VIVRE DANS UN ÉCURIE !
J’ai raconté l’échec dans mon bouquin, « Sainte-Adèle-la-vaisselle », ce drôle de séjour précaire, l’éloignement « premier » de ma petite patrie, l’absence de reconnaissance, le manque d’élèves, de matériel aussi, aussi, le métier de laveur de vaisselle à l’hôtel. Pour ne pas crever de faim. Je connaissais les Laurentides que par des excursions, le ski des collégiens du Grasset. À l’automne de 1951, c’était une vraie installation. Le proprio de l’hôtel, M. Thompson, offrait au Centre d’art de Pauline son écurie (devenue un entrepôt de chaises de soleil). C’est là que je m’installe donc -une première- loin du béton, du goudron, du ciment, de l’asphalte, des promiscuités des ruelles, des rues aux logements empilés les uns sur les autres. Adieu Villeray et ses escaliers en colimaçon !
1951 donc, vingt ans, puceau, pas encore « majeur » comme on disait, avec hélas seulement trois ou quatre élèves. Alors les « gages » versés par Pauline Rochon comblaient fort mal mes besoins essentiels. Comme de manger à ma faim, malgré la modicité des prix pour manger à la « Pension Lamoureux », rue Chantecler. Première semaine et, déjà, une nuit d’angoisse pour l’urbain élevé hors la nature car, de ma chambrette sous le toit, un mini grenier exigu, j’entends gratter aux murs de bois de l’écurie. Cela m’a réveillé net. Oh, les sons lugubres vont s’amplifiant !

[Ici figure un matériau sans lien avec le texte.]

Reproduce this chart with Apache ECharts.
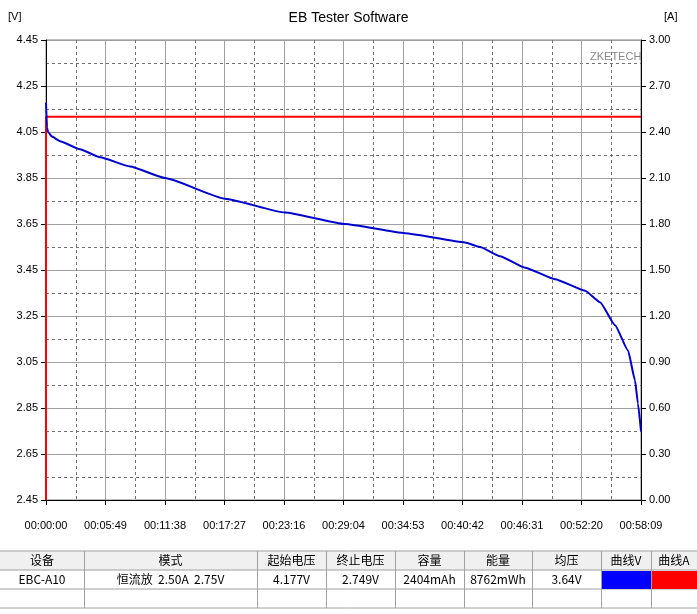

Cette fin de septembre est très chaude et j’ai laissé mes fenêtres grande ouvertes, celle de l’étage comme celle du bas. Je crois entendre comme un souffle qui se répercute, qui va s’intensifiant. Le gars de la ville a un peu peur. Je ne sais rien d’une campagne, j’ignore tout de la vraie nature. Voilà que ça gratte fort maintenant, que l’on se frotte contre le mur de côté, là où le ruisseau venu du lac Rond coule vers les cotes de la 40-80. Quid ? Un rôdeur ? Un fou, un bozo ? Une bête ? Bruits qui persistent… ce halètement très inquiétant… je crains l’intrusion ou même que la bête soit à l’intérieur déjà.
L’HOMME QUI A VU L’OURS !
Garçon des villes, on ne craint ni les chiens méchants ni ces chats errants -« en chaleurs »- qui envahissaient les ruelles. Mas les vraies bêtes du Nord… ces sourds grognements puis secousses contre mon mur, des coups frappés… L’anxiété m’envahit, je n’ose descendre de mon antre. Il le faut, courage. Me voilà donc dans l’échelle, calculant chaque degré. En bas, commutateur défectueux, ma veine ! J’allume ma lampe de poche arrachée du tour à poterie. J’éclaire… le sombre, le recoin d’où vient ce brouhaha. Rien. Dehors, c’est toujours ce souffle bestial, puis : bing, bang, bong ! Je m’empare d’une pelle pointue. Vaillant et surtout curieux, j’entrouvre la porte de l’écurie…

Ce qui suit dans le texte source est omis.